Bitcoin on Thursday fell below $64,000, and Ether fell below $1,900 — month-over-month declines of 31% and 42%, respectively.
The crash is likely to exacerbate woes at so-called digital asset treasuries such as Strategy.
About a year ago, many companies with preexisting business models — and many without — rode the post-election rally by taking on debt to purchase vast amounts of Bitcoin and other leading cryptocurrencies.
Investors saw it as a way to gain indirect exposure to a rising asset class, and many of the companies saw their stock price soar.
But the trade went sideways as crypto prices began to slide toward the end of 2025. Now, many digital asset treasuries have seen their stock price fall below the value of their crypto holdings.
Still, executives at three leading DATs said they would weather the storm.
What‘s the difference?
“When Evernorth goes public, it will do so with revenue of over a billion dollars,” Jessica Jonas, the XRP treasury firm’s chief legal officer, said at the Digital Assets at Duke conference in Durham, North Carolina, on Thursday.
“What we look at, how we measure is year-over-year, not day-over-day. You don’t sell your Apple stock because tech stocks are in a dip.”
Ben Werkman, chief investment officer at Bitcoin treasury firm Strive, said not all DATs were created equal.
And the fact that they accumulated crypto will matter less than how they use that crypto.
“There’s no such thing as a pure play treasury,” he said.
“These are operating companies that have decided to structure their balance sheets around a digital asset. ... But the way [they] are going to use that balance sheet is entirely different.”
Katherine Dowling, the President at Bitcoin Standard Treasury Company, said the firm has yield and “alpha” strategies.

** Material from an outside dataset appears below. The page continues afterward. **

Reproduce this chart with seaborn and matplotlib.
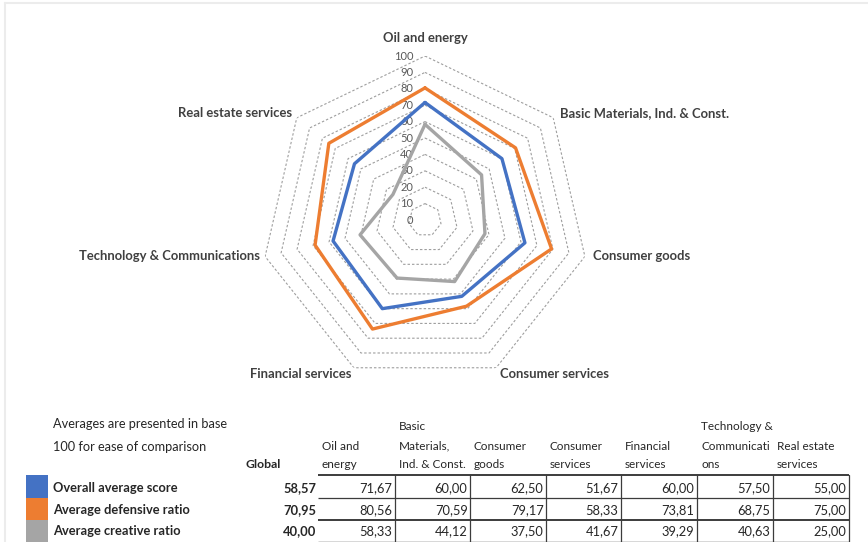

“Those income producing sides of our operating business will pay down the debt,” she said.
But she acknowledged there was “absolutely nothing” to stop an activist investor from forcing a firm whose stock price had fallen below that of its crypto holdings to sell its crypto.
And treasury companies received a wake up call in November when index provider MSCI said it might exclude them from its indexes, according to Jonas.
“The fact that it had to get to that point meant that they weren’t doing a very good job — and none of us were doing a very good job — of communicating, ‘What exactly are these Treasury companies? What are they doing, and why should they be included in indexes?’” she said.
Strive’s Werkman said his business model was based, in part, on two highly optimistic assumptions.
First, every company would eventually hold Bitcoin on its balance sheet; second, Bitcoin would grow at a 30-35% compound annual growth rate over the next decade.
“We’re terrified everyone else is going to figure out what we figured out,” he said, “and by the time everyone else figures it out, it’s going to be very difficult to acquire that capital base.”